Quando Ronsel tenta enfrentar o racismo, já acostumado com a mentalidade avançada que encontrou no Velho Continente, a derrota no conflito se torna certa. Laura é outra reprimida naquele que rotula como um “lugar esquecido por Deus”. Carey Mulligan capta a essência da personagem, que precisa ser insossa, mas não inerte; invisível na maioria do tempo e para a maioria das pessoas, mas não sempre, nem para todos. No que se refere ao capital, Henry compreende que a família Jackson tem um preço, seja por bem (como ao contratar Florence), seja por mal (como ao chantagear Hap). Rob Morgan e Mary J. Blige (que canta a mencionada música-tema) são facilmente os melhores do elenco: ela representando a perenidade da dor; ele com ápice na cena da calça.

Nós e eles, amor e ódio: como adiantado na primeira linha do presente texto, o filme é marcado por dicotomias. Isso não significa, porém, que é maniqueísta: é verdade que algumas personagens são a encarnação do bem (Florence) ou do mal (Poppy), mas existem figuras cinzentas, como é o caso de Jamie (Garrett Hedlund, “Peter Pan”), cuja personalidade é bastante dúbia. É interessante também a maneira pela qual o filme contrapõe Jamie e Ronsel: de tão diferentes, descobrem o quão semelhantes eles são.

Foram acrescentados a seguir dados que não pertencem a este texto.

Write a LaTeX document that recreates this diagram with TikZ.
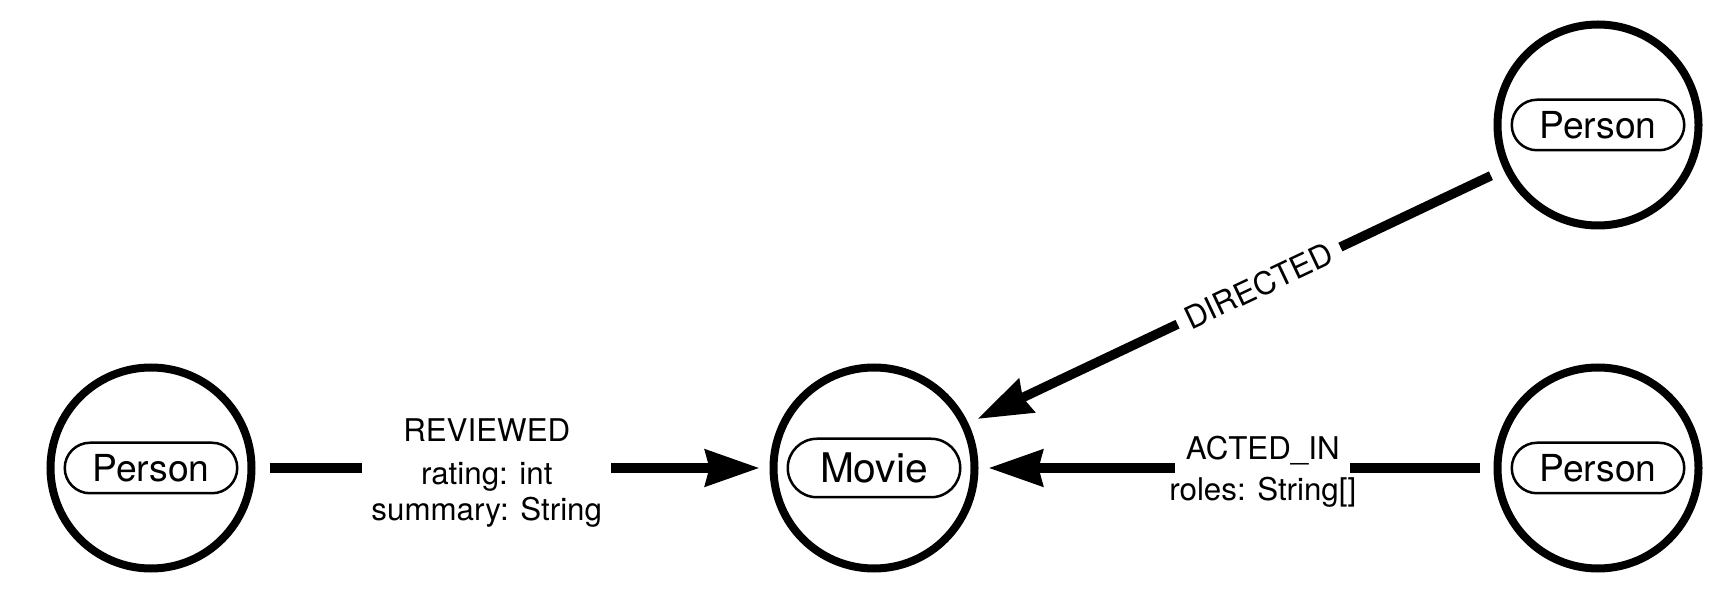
\documentclass[tikz,border=0pt]{standalone}
\usepackage{fontspec}
\setmainfont{TeX Gyre Heros}
\usetikzlibrary{arrows.meta,shapes.misc}
\tikzset{
  ent/.style={circle, draw=black, line width=4pt, minimum size=100.5pt, inner sep=0pt, outer sep=9pt},
  pill/.style={rounded rectangle, draw=black, line width=1.25pt, minimum width=86.25pt, inner sep=0pt},
  personpill/.style={pill, minimum height=25.25pt, font=\fontsize{18.6pt}{22pt}\selectfont},
  moviepill/.style={pill, minimum height=29.25pt, font=\fontsize{20.4pt}{24pt}\selectfont},
  rel/.style={draw=black, line width=4.75pt, shorten >=-2pt, -{Stealth[length=27pt, width=18pt, inset=2pt]}},
  reltxt/.style={font=\fontsize{15.65pt}{19pt}\selectfont, inner sep=0pt},
  relbox/.style={reltxt, fill=white, inner xsep=5pt, inner ysep=3pt}
}
\begin{document}
\begin{tikzpicture}[x=0.5pt, y=-0.5pt]
  \useasboundingbox (0,0) rectangle (1734,592);
  % entity circles
  \node[ent] (P1) at (151,468) {};
  \node[ent] (M)  at (874,468) {};
  \node[ent] (P2) at (1598,125) {};
  \node[ent] (P3) at (1598,468) {};
  % labels inside
  \node[personpill] (P1l) at (P1) {Person};
  \node[moviepill]  (Ml)  at (M)  {Movie};
  \node[personpill] (P2l) at (P2) {Person};
  \node[personpill] (P3l) at (P3) {Person};
  % relationships
  \draw[rel] (P1) --
    node[reltxt, pos=.447, anchor=base, yshift=13pt] (rv) {REVIEWED}
    node[relbox, pos=.447, anchor=base, yshift=-8.5pt, minimum width=124.5pt] (rvr) {rating: int}
    node[reltxt, pos=.447, anchor=base, yshift=-26.5pt] (rvs) {summary: String}
    (M);
  \draw[rel] (P3) --
    node[relbox, pos=.445, anchor=base, yshift=4.25pt, minimum width=87.5pt, text depth=3pt, inner ysep=4pt] (ai) {ACTED\_IN}
    node[reltxt, pos=.445, anchor=base, yshift=-16.25pt] (air) {roles: String[]}
    (M);
  \draw[rel] (P2) --
    node[relbox, pos=.455, sloped] (dir) {DIRECTED}
    (M);
\end{tikzpicture}
\end{document}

O roteiro do longa excepcionalmente acerta no uso intensivo de narração voice over: normalmente, o recurso representa preguiça do roteirista, aqui, porém, ao colocar várias personagens na condição de narrador, a narrativa ganha diversos pontos de vista, o que enriquece a trama. Outro recurso arriscado é começar o filme pelo fim, o que, diversamente, lhe dá uma margem de previsibilidade (basta prestar atenção). De todo modo, os dois grandes problemas do filme residem em seu plot: não é original e, ao falar sobre tantos temas, deixa de ser incisivo (salvo pela brutal e chocante sequência ao final).

Trata-se de um drama bastante pesado e realista, mas distante de constituir novidade na sétima arte. É por isso que, na maior parte da sua duração, não consegue extrair fortes emoções, deixando a sensação de déjà vu. Existem vários filmes melhores sobre os mesmos temas.